The paper tackles the best arm identification problem in stochastic bandits by making progress on the gap-entropy conjecture, providing an algorithm with sample complexity O(H(I)·(lnδ^{-1}+Ent(I))+Δ_{[2]}^{-2}lnlnΔ_{[2]}^{-1} polylog(n,δ^{-1})) and a lower bound of Ω(H(I)·(lnδ^{-1}+Ent(I))) for specific instances.

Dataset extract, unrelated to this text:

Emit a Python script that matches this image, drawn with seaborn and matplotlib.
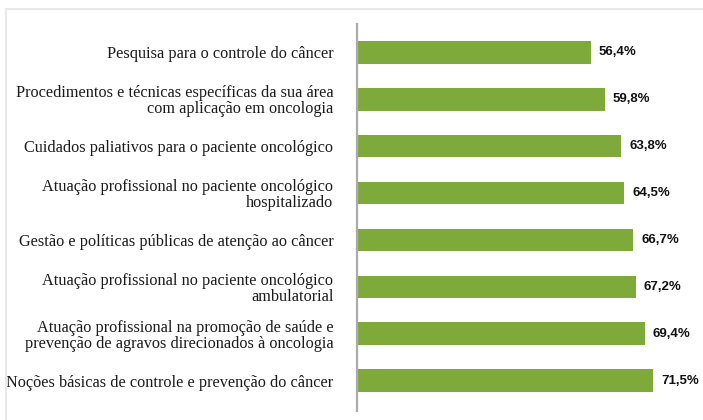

In the classical best arm identification (Best-$1$-Arm) problem, we are given $n$ stochastic bandit arms, each associated with a reward distribution with an unknown mean. We would like to identify the arm with the largest mean with probability at least $1-δ$, using as few samples as possible. Understanding the sample complexity of Best-$1$-Arm has attracted significant attention since the last decade. However, the exact sample complexity of the problem is still unknown. Recently, Chen and Li made the gap-entropy conjecture concerning the instance sample complexity of Best-$1$-Arm. Given an instance $I$, let $μ_{[i]}$ be the $i$th largest mean and $Δ_{[i]}=μ_{[1]}-μ_{[i]}$ be the corresponding gap. $H(I)=\sum_{i=2}^nΔ_{[i]}^{-2}$ is the complexity of the instance. The gap-entropy conjecture states that $Ω\left(H(I)\cdot\left(\lnδ^{-1}+\mathsf{Ent}(I)\right)\right)$ is an instance lower bound, where $\mathsf{Ent}(I)$ is an entropy-like term determined by the gaps, and there is a $δ$-correct algorithm for Best-$1$-Arm with sample complexity $O\left(H(I)\cdot\left(\lnδ^{-1}+\mathsf{Ent}(I)\right)+Δ_{[2]}^{-2}\ln\lnΔ_{[2]}^{-1}\right)$. If the conjecture is true, we would have a complete understanding of the instance-wise sample complexity of Best-$1$-Arm. We make significant progress towards the resolution of the gap-entropy conjecture. For the upper bound, we provide a highly nontrivial algorithm which requires \[O\left(H(I)\cdot\left(\lnδ^{-1} +\mathsf{Ent}(I)\right)+Δ_{[2]}^{-2}\ln\lnΔ_{[2]}^{-1}\mathrm{polylog}(n,δ^{-1})\right)\] samples in expectation. For the lower bound, we show that for any Gaussian Best-$1$-Arm instance with gaps of the form $2^{-k}$, any $δ$-correct monotone algorithm requires $Ω\left(H(I)\cdot\left(\lnδ^{-1} + \mathsf{Ent}(I)\right)\right)$ samples in expectation.